┌────────

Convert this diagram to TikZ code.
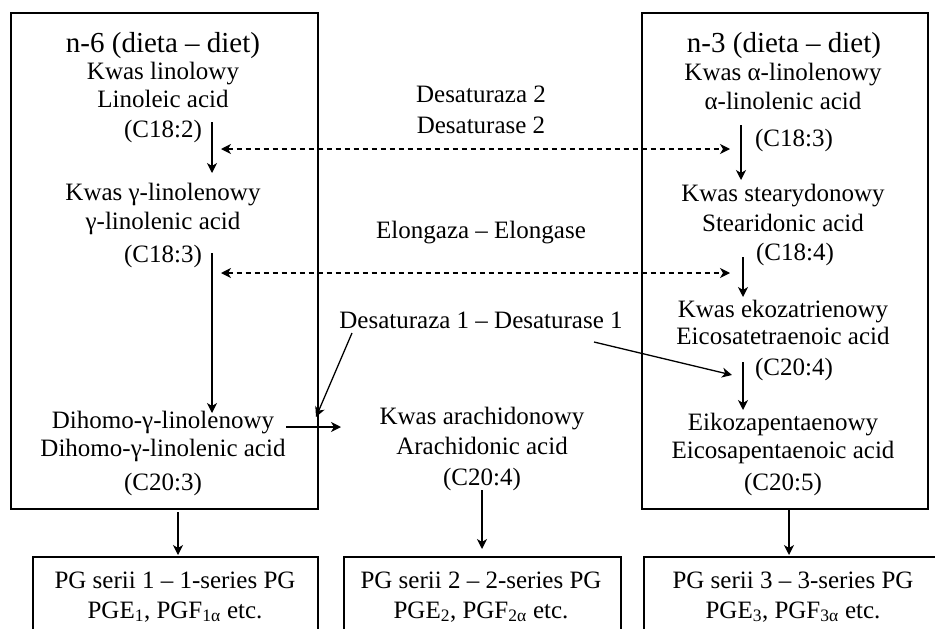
\documentclass[tikz,border=0pt]{standalone}
\usepackage{fontspec}
\setmainfont{Liberation Serif}
\usetikzlibrary{arrows.meta}
\begin{document}
\begin{tikzpicture}[x=1pt,y=-1pt,
  txt/.style={anchor=base,inner sep=0pt,font=\fontsize{25}{28}\selectfont},
  ttl/.style={anchor=base,inner sep=0pt,font=\fontsize{29}{32}\selectfont},
  frame/.style={draw,line width=1.5pt,inner sep=0pt,anchor=north west},
  flow/.style={line width=1.3pt,-{Stealth[length=10pt,width=10pt,inset=3pt]}},
  twoway/.style={line width=1.2pt,dash pattern=on 5pt off 4pt,
    {Stealth[length=10pt,width=10pt,inset=3pt]}-{Stealth[length=10pt,width=10pt,inset=3pt]}}]
\useasboundingbox (0,0) rectangle (935,629);
\clip (0,0) rectangle (935,629);

% column frames
\node[frame,minimum width=307pt,minimum height=496pt] (colL) at (10,12) {};
\node[frame,minimum width=286pt,minimum height=496pt] (colR) at (641,12) {};
% prostaglandin boxes (run past the lower edge)
\node[frame,minimum width=285pt,minimum height=100pt] (pg1) at (32,556) {};
\node[frame,minimum width=277pt,minimum height=100pt] (pg2) at (343,556) {};
\node[frame,minimum width=310pt,minimum height=100pt] (pg3) at (643,556) {};

% n-6 column
\node[ttl] (t6) at (163,52) {n-6 (dieta – diet)};
\node[txt] (la1) at (163,79) {Kwas linolowy};
\node[txt] (la2) at (163,107) {Linoleic acid};
\node[txt] (la3) at (163,137) {(C18:2)};
\node[txt] (gl1) at (163,200) {Kwas γ-linolenowy};
\node[txt] (gl2) at (163,229) {γ-linolenic acid};
\node[txt] (gl3) at (163,262) {(C18:3)};
\node[txt] (dh1) at (163,428) {Dihomo-γ-linolenowy};
\node[txt] (dh2) at (163,456) {Dihomo-γ-linolenic acid};
\node[txt] (dh3) at (163,490) {(C20:3)};

% n-3 column
\node[ttl] (t3) at (784,52) {n-3 (dieta – diet)};
\node[txt] (al1) at (783,80) {Kwas α-linolenowy};
\node[txt] (al2) at (783,109) {α-linolenic acid};
\node[txt] (al3) at (794,146) {(C18:3)};
\node[txt] (sd1) at (783,201) {Kwas stearydonowy};
\node[txt] (sd2) at (783,231) {Stearidonic acid};
\node[txt] (sd3) at (795,260) {(C18:4)};
\node[txt] (et1) at (783,317) {Kwas ekozatrienowy};
\node[txt] (et2) at (783,344) {Eicosatetraenoic acid};
\node[txt] (et3) at (794,375) {(C20:4)};
\node[txt] (ep1) at (783,430) {Eikozapentaenowy};
\node[txt] (ep2) at (783,458) {Eicosapentaenoic acid};
\node[txt] (ep3) at (783,490) {(C20:5)};

% enzymes
\node[txt] (des2a) at (481,102) {Desaturaza 2};
\node[txt] (des2b) at (481,133) {Desaturase 2};
\node[txt] (elo) at (481,238) {Elongaza – Elongase};
\node[txt] (des1) at (481,328) {Desaturaza 1 – Desaturase 1};

% arachidonic acid
\node[txt] (aa1) at (482,424) {Kwas arachidonowy};
\node[txt] (aa2) at (482,454) {Arachidonic acid};
\node[txt] (aa3) at (482,485) {(C20:4)};

% prostaglandin series
\node[txt] (p1a) at (175,588) {PG serii 1 – 1-series PG};
\node[txt] (p1b) at (175,618) {PGE\textsubscript{1}, PGF\textsubscript{1α} etc.};
\node[txt] (p2a) at (481,588) {PG serii 2 – 2-series PG};
\node[txt] (p2b) at (481,618) {PGE\textsubscript{2}, PGF\textsubscript{2α} etc.};
\node[txt] (p3a) at (793,588) {PG serii 3 – 3-series PG};
\node[txt] (p3b) at (793,618) {PGE\textsubscript{3}, PGF\textsubscript{3α} etc.};

% arrow end points
\coordinate (a1s) at (212,122); \coordinate (a1e) at (212,173);
\coordinate (a2s) at (212,253); \coordinate (a2e) at (212,413);
\coordinate (a3s) at (741,125); \coordinate (a3e) at (741,180);
\coordinate (a4s) at (743,257); \coordinate (a4e) at (743,297);
\coordinate (a5s) at (743,362); \coordinate (a5e) at (743,410);
\coordinate (d1l) at (221,149); \coordinate (d1r) at (730,149);
\coordinate (d2l) at (221,273); \coordinate (d2r) at (730,273);
\coordinate (hs) at (286,427); \coordinate (he) at (341,427);
\coordinate (e1s) at (352,333); \coordinate (e1e) at (316,417);
\coordinate (e2s) at (594,342); \coordinate (e2e) at (732,375);
\coordinate (ms) at (482,490); \coordinate (me) at (482,549);
\coordinate (b1s) at (178,512); \coordinate (b1e) at (178,555);
\coordinate (b3s) at (789,510); \coordinate (b3e) at (789,555);

% conversions
\draw[flow] (a1s) -- (a1e);
\draw[flow] (a2s) -- (a2e);
\draw[flow] (a3s) -- (a3e);
\draw[flow] (a4s) -- (a4e);
\draw[flow] (a5s) -- (a5e);
\draw[twoway] (d1l) -- (d1r);
\draw[twoway] (d2l) -- (d2r);
\draw[flow] (hs) -- (he);
\draw[flow] (e1s) -- (e1e);
\draw[flow] (e2s) -- (e2e);
\draw[flow] (ms) -- (me);
\draw[flow] (b1s) -- (b1e);
\draw[flow] (b3s) -- (b3e);
\end{tikzpicture}
\end{document}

└────────

> _Aim_
Everything from the first line to the line with "width=310pt,minimum height=100pt] (pg3)" must be repeated exactly, and nothing else. Leave the pictures out.

> _Task result_
Convert this diagram to TikZ code.
\documentclass[tikz,border=0pt]{standalone}
\usepackage{fontspec}
\setmainfont{Liberation Serif}
\usetikzlibrary{arrows.meta}
\begin{document}
\begin{tikzpicture}[x=1pt,y=-1pt,
  txt/.style={anchor=base,inner sep=0pt,font=\fontsize{25}{28}\selectfont},
  ttl/.style={anchor=base,inner sep=0pt,font=\fontsize{29}{32}\selectfont},
  frame/.style={draw,line width=1.5pt,inner sep=0pt,anchor=north west},
  flow/.style={line width=1.3pt,-{Stealth[length=10pt,width=10pt,inset=3pt]}},
  twoway/.style={line width=1.2pt,dash pattern=on 5pt off 4pt,
    {Stealth[length=10pt,width=10pt,inset=3pt]}-{Stealth[length=10pt,width=10pt,inset=3pt]}}]
\useasboundingbox (0,0) rectangle (935,629);
\clip (0,0) rectangle (935,629);

% column frames
\node[frame,minimum width=307pt,minimum height=496pt] (colL) at (10,12) {};
\node[frame,minimum width=286pt,minimum height=496pt] (colR) at (641,12) {};
% prostaglandin boxes (run past the lower edge)
\node[frame,minimum width=285pt,minimum height=100pt] (pg1) at (32,556) {};
\node[frame,minimum width=277pt,minimum height=100pt] (pg2) at (343,556) {};
\node[frame,minimum width=310pt,minimum height=100pt] (pg3) at (643,556) {};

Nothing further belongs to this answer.